The roughly 10-foot tall wall in the yard was not attached to the house, Lucchetti said, but the district attorney described it as part of the foundation.
City police and the federal Occupational Safety and Health Administration responded to the scene and are investigating.
The death is the 15th confirmed workplace fatality in the state this year, and the sixth in the construction industry, according to the Massachusetts Coalition for Occupational Safety and Health (MassCOSH), a workers rights advocacy group.
Friday, MassCOSH said in a statement that Harron's death is a tragic reminder of the critical safety measures that should always be in place for workers who construct walls and trenches.

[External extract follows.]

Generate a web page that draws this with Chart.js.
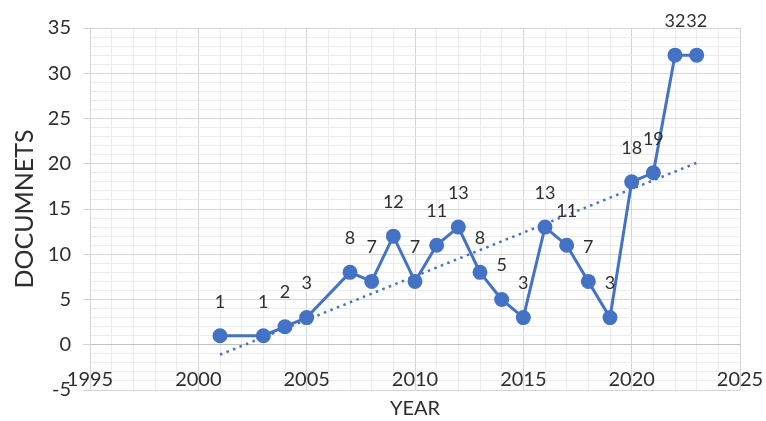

“Our thoughts go out to the friends, family, and coworkers of our lost brother,” the group's executive director, Jodi Sugerman-Brozan, said in the statement. “When employers don’t follow established safety standards, it can have profound consequences. From devastated families very suddenly losing a loved one and survivor’s guilt of coworkers, to first responders experiencing profound trauma recovering a lost worker, so many of our community members can be affected by unsafe work. We owe it to those we have lost on the job and those we can still protect to end needlessly dangerous jobs once and for all.”
According to MassCOSH, a similar wall collapse death occurred in 2017 in Medford, when a partially excavated foundation wall fell onto Michael Santini while he worked.
"In the past, tragic events like this have been caused when employers fail to brace walls against collapse - a critical safeguard - and fail to adhere to basic, legally required safeguards," the statement added.